Contract review is one of the most promising and most misunderstood applications of AI in legal work. The promise is real: AI can read a fifty-page agreement in seconds, summarise its structure, and flag clauses that depart from your standard positions. The misunderstanding is treating that output as a finished review rather than a fast, fallible first pass. This article lays out a workflow that captures the speed while keeping the lawyer β€” and the duty of care β€” firmly in charge.
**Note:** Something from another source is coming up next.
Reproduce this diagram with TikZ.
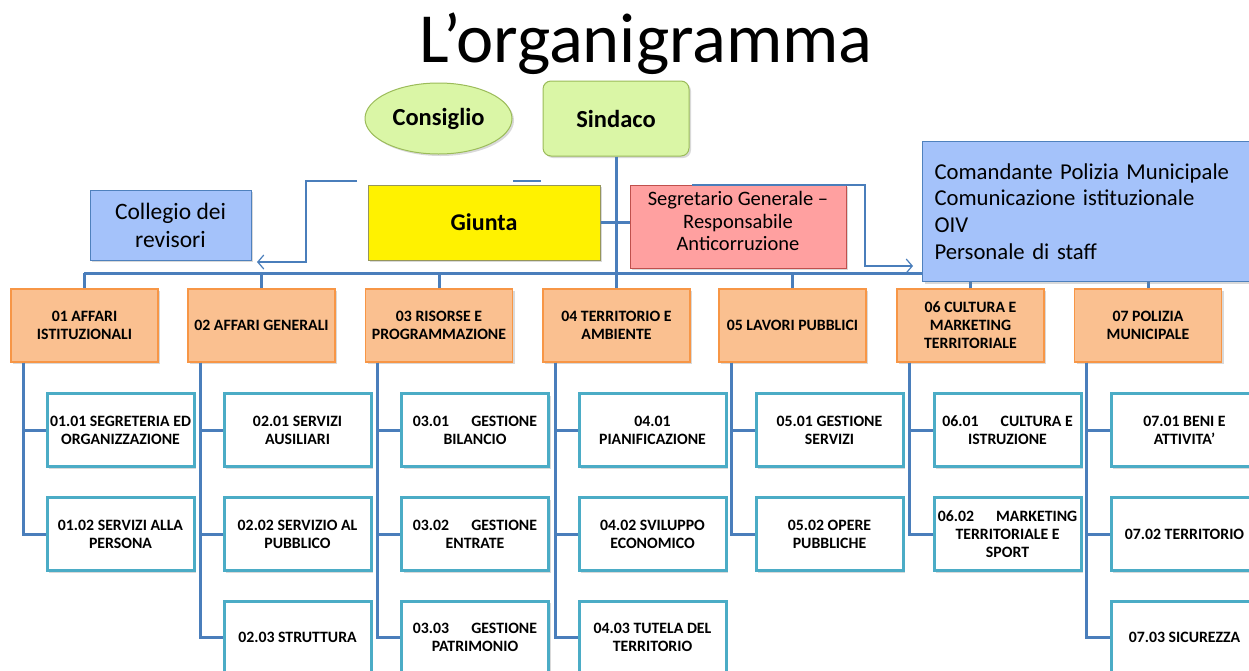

What AI is good at in contract work

AI excels at a handful of well-defined contract tasks. It can produce a plain-language summary of an agreement β€” parties, term, key obligations, payment mechanics, and termination rights β€” so you can orient quickly. It can extract specific clauses across a document or a batch of documents: find every limitation of liability, every governing-law provision, every change-of-control trigger. It can compare a draft to a playbook, highlighting where an indemnity, a cap, or a notice period differs from your preferred language. And it can suggest redline edits and alternative wording that you then accept, reject, or rewrite.
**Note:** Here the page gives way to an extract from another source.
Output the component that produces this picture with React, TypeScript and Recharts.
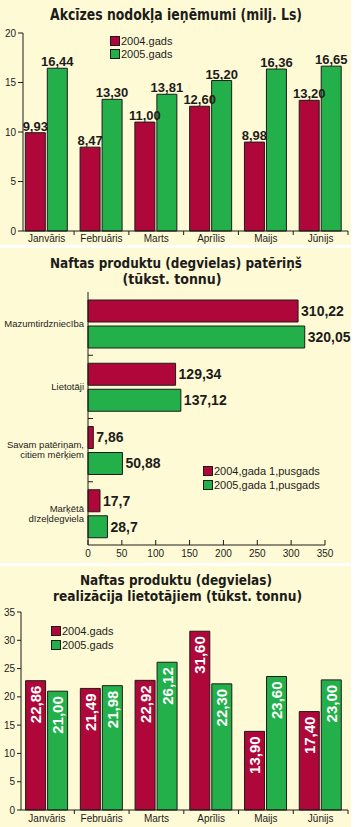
import React from "react"
import { Bar, BarChart, LabelList, XAxis, YAxis } from "recharts"

const months = ["Janvāris", "Februāris", "Marts", "Aprīlis", "Maijs", "Jūnijs"]

const exciseSeries = ["2004.gads", "2005.gads"]
const excise2004 = [9.93, 8.47, 11.0, 12.6, 8.98, 13.2]
const excise2005 = [16.44, 13.3, 13.81, 15.2, 16.36, 16.65]
const exciseTicks = [0, 5, 10, 15, 20]

const fuelSegments = ["Mazumtirdzniecība", "Lietotāji", "Savam patēriņam,\ncitiem mērķiem", "Marķētā\ndīzeļdegviela"]
const fuelSeries = ["2004,gada 1,pusgads", "2005,gada 1,pusgads"]
const fuel2004 = [310.22, 129.34, 7.86, 17.7]
const fuel2005 = [320.05, 137.12, 50.88, 28.7]
const fuelTicks = [0, 50, 100, 150, 200, 250, 300, 350]

const salesSeries = ["2004.gads", "2005.gads"]
const sales2004 = [22.86, 21.49, 22.92, 31.6, 13.9, 17.4]
const sales2005 = [21.0, 21.98, 26.12, 22.3, 23.6, 23.0]
const salesTicks = [0, 5, 10, 15, 20, 25, 30, 35]

const exciseData = months.map((month, i) => ({ month, a: excise2004[i], b: excise2005[i] }))
const fuelData = fuelSegments.map((segment, i) => ({ segment, a: fuel2004[i], b: fuel2005[i] }))
const salesData = months.map((month, i) => ({ month, a: sales2004[i], b: sales2005[i] }))

const RED = "#b0073a"
const GREEN = "#23b04b"
const INK = "#1c1c1a"
const PAPER = "#fffad6"
const SANS = "'Liberation Sans', Arial, sans-serif"
const TITLE_FONT = "'DejaVu Sans Condensed', 'DejaVu Sans', sans-serif"
const W = 351

const fmt2 = (v: any) => Number(v).toFixed(2).replace(".", ",")
const fmtRaw = (v: any) => String(v).replace(".", ",")

type Line = { text: string; x: number; y: number; width: number }

function Title({ lines, size }: { lines: Line[]; size: number }) {
  return (
    <svg width={W} height={46} style={{ position: "absolute", left: 0, top: 0, pointerEvents: "none" }}>
      {lines.map((l) => (
        <text
          key={l.text}
          x={l.x}
          y={l.y}
          textAnchor="middle"
          textLength={l.width}
          lengthAdjust="spacingAndGlyphs"
          fontFamily={TITLE_FONT}
          fontStretch="condensed"
          fontWeight="bold"
          fontSize={size}
          fill={INK}
        >
          {l.text}
        </text>
      ))}
    </svg>
  )
}

function Legend({ names, left, top, rowGap }: { names: string[]; left: number; top: number; rowGap: number }) {
  const colors = [RED, GREEN]
  return (
    <div style={{ position: "absolute", left, top, fontFamily: SANS, fontSize: 11, color: INK }}>
      {names.map((n, i) => (
        <div key={n} style={{ display: "flex", alignItems: "center", height: rowGap, whiteSpace: "nowrap" }}>
          <span
            style={{
              display: "inline-block",
              width: 8,
              height: 8,
              background: colors[i],
              border: `1px solid ${INK}`,
              marginRight: 1,
            }}
          />
          {n}
        </div>
      ))}
    </div>
  )
}

// month ticks: label under the category, small tick at the right edge of the band
function monthTick(half: number, baseline: number) {
  return (props: any) => {
    const { x, y, payload } = props
    return (
      <g>
        <line x1={x + half} x2={x + half} y1={y} y2={y + 4} stroke={INK} />
        <text x={x} y={y + baseline} textAnchor="middle" fontSize={10} fontFamily={SANS} fill={INK}>
          {payload.value}
        </text>
      </g>
    )
  }
}

function FuelValueTick(props: any) {
  const { x, y, payload } = props
  return (
    <g>
      <line x1={x} x2={x} y1={y} y2={y - 5} stroke={INK} />
      <text x={x} y={y + 11.5} textAnchor="middle" fontSize={10} fontFamily={SANS} fill={INK}>
        {payload.value}
      </text>
    </g>
  )
}

const FUEL_BAND = 253 / 4

function SegmentTick(props: any) {
  const { x, y, payload, index } = props
  const lines = String(payload.value).split("\n")
  const lh = 10
  const y0 = y - ((lines.length - 1) * lh) / 2
  return (
    <g>
      {index < fuelSegments.length - 1 && (
        <line x1={x} x2={x + 5} y1={y + FUEL_BAND / 2} y2={y + FUEL_BAND / 2} stroke={INK} />
      )}
      <text textAnchor="end" fontSize={9.5} fontFamily={SANS} fill={INK}>
        {lines.map((t, i) => (
          <tspan key={t} x={x - 4} y={y0 + i * lh} dy="0.35em">
            {t}
          </tspan>
        ))}
      </text>
    </g>
  )
}

function RotatedLabel(props: any) {
  const { x, y, width, value } = props
  const cx = x + width / 2
  const ty = y + 5
  return (
    <text
      x={cx}
      y={ty}
      transform={`rotate(-90, ${cx}, ${ty})`}
      textAnchor="end"
      dominantBaseline="central"
      fontSize={15}
      fontWeight="bold"
      fontFamily={SANS}
      fill="#ffffff"
    >
      {fmt2(value)}
    </text>
  )
}

const valueStyle = { fontFamily: SANS, fontWeight: "bold" as const, fill: INK, stroke: "none" }

function ExciseChart() {
  const pad = -3.7
  const half = (348 - 23 - pad) / 6 / 2
  return (
    <div style={{ position: "absolute", left: 0, top: 0, width: W, height: 245, background: PAPER }}>
      <BarChart width={W} height={245} data={exciseData} margin={{ top: 33, right: 3, bottom: 0, left: 0 }} barGap={2} barSize={20}>
        <XAxis
          dataKey="month"
          height={14}
          padding={{ left: pad, right: 0 }}
          interval={0}
          axisLine={{ stroke: INK }}
          tickLine={false}
          tickSize={0}
          tickMargin={0}
          tick={monthTick(half, 10.5)}
        />
        <YAxis
          type="number"
          domain={[0, 20]}
          ticks={exciseTicks}
          width={23}
          axisLine={{ stroke: INK }}
          tickLine={{ stroke: INK }}
          tickSize={5}
          tickMargin={2}
          tick={{ fontSize: 10, fontFamily: SANS, fill: INK }}
        />
        <Bar dataKey="a" fill={RED} stroke={INK} strokeWidth={1} isAnimationActive={false}>
          <LabelList dataKey="a" position="top" offset={2} formatter={fmt2} fontSize={13} {...valueStyle} />
        </Bar>
        <Bar dataKey="b" fill={GREEN} stroke={INK} strokeWidth={1} isAnimationActive={false}>
          <LabelList dataKey="b" position="top" offset={2} formatter={fmt2} fontSize={13} {...valueStyle} />
        </Bar>
      </BarChart>
      <Title size={16} lines={[{ text: "Akcīzes nodokļa ieņēmumi (milj. Ls)", x: 176, y: 20, width: 252 }]} />
      <Legend names={exciseSeries} left={110} top={35} rowGap={12.5} />
    </div>
  )
}

function FuelChart() {
  return (
    <div style={{ position: "absolute", left: 0, top: 248, width: W, height: 315, background: PAPER }}>
      <BarChart
        width={W}
        height={315}
        data={fuelData}
        layout="vertical"
        margin={{ top: 44, right: 26, bottom: 0, left: 0 }}
        barGap={4}
        barSize={22}
      >
        <XAxis
          type="number"
          domain={[0, 350]}
          ticks={fuelTicks}
          interval={0}
          height={18}
          axisLine={{ stroke: INK }}
          tickLine={false}
          tickSize={0}
          tickMargin={0}
          tick={FuelValueTick}
        />
        <YAxis
          type="category"
          dataKey="segment"
          width={88}
          interval={0}
          axisLine={{ stroke: INK }}
          tickLine={false}
          tickSize={0}
          tickMargin={0}
          tick={SegmentTick}
        />
        <Bar dataKey="a" fill={RED} stroke={INK} strokeWidth={1} isAnimationActive={false}>
          <LabelList dataKey="a" position="right" offset={3} formatter={fmtRaw} fontSize={14} {...valueStyle} />
        </Bar>
        <Bar dataKey="b" fill={GREEN} stroke={INK} strokeWidth={1} isAnimationActive={false}>
          <LabelList dataKey="b" position="right" offset={3} formatter={fmtRaw} fontSize={14} {...valueStyle} />
        </Bar>
      </BarChart>
      <Title
        size={13.5}
        lines={[
          { text: "Naftas produktu (degvielas) patēriņš", x: 176, y: 19.5, width: 252 },
          { text: "(tūkst. tonnu)", x: 172, y: 35.5, width: 99 },
        ]}
      />
      <Legend names={fuelSeries} left={203} top={216} rowGap={14} />
    </div>
  )
}

function SalesChart() {
  const pad = -1.4
  const half = (348 - 20.7 - pad) / 6 / 2
  return (
    <div style={{ position: "absolute", left: 0, top: 566, width: W, height: 261, background: PAPER }}>
      <BarChart width={W} height={261} data={salesData} margin={{ top: 46, right: 3, bottom: 0, left: 0 }} barGap={2} barSize={20}>
        <XAxis
          dataKey="month"
          height={17}
          padding={{ left: pad, right: 0 }}
          interval={0}
          axisLine={{ stroke: INK }}
          tickLine={false}
          tickSize={0}
          tickMargin={0}
          tick={monthTick(half, 11.5)}
        />
        <YAxis
          type="number"
          domain={[0, 35]}
          ticks={salesTicks}
          width={21}
          axisLine={{ stroke: INK }}
          tickLine={{ stroke: INK }}
          tickSize={4}
          tickMargin={2}
          tick={{ fontSize: 10, fontFamily: SANS, fill: INK }}
        />
        <Bar dataKey="a" fill={RED} stroke={INK} strokeWidth={1} isAnimationActive={false}>
          <LabelList dataKey="a" content={RotatedLabel} />
        </Bar>
        <Bar dataKey="b" fill={GREEN} stroke={INK} strokeWidth={1} isAnimationActive={false}>
          <LabelList dataKey="b" content={RotatedLabel} />
        </Bar>
      </BarChart>
      <Title
        size={13.5}
        lines={[
          { text: "Naftas produktu (degvielas)", x: 176, y: 18.5, width: 192 },
          { text: "realizācija lietotājiem (tūkst. tonnu)", x: 177.5, y: 34.5, width: 249 },
        ]}
      />
      <Legend names={salesSeries} left={51} top={58} rowGap={14} />
    </div>
  )
}

export default function App() {
  return (
    <div style={{ position: "absolute", left: 0, top: 0, width: 355, height: 827, background: "#ffffff" }}>
      <ExciseChart />
      <FuelChart />
      <SalesChart />
    </div>
  )
}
Purpose-built legal tools such as CoCounsel and Harvey, and contract-specific platforms, are engineered for these tasks and often integrate with document management and clause libraries. General chatbots can do lighter versions of the same work but lack the guardrails, audit features, and data protections you want for client agreements.

What to never paste into a public tool

The single most important rule in AI contract review is a data rule, not a legal one. Never paste a live client contract, or any confidential or personally identifying information, into a consumer AI tool that has not been vetted and contractually secured. Free and consumer products may retain your inputs and, in some cases, use them to train future models. A deal term, a party name, or a negotiating position submitted to such a tool may be irrecoverable and is, at minimum, outside your control.

If you would not email the document to a stranger, do not paste it into an AI tool you have not secured.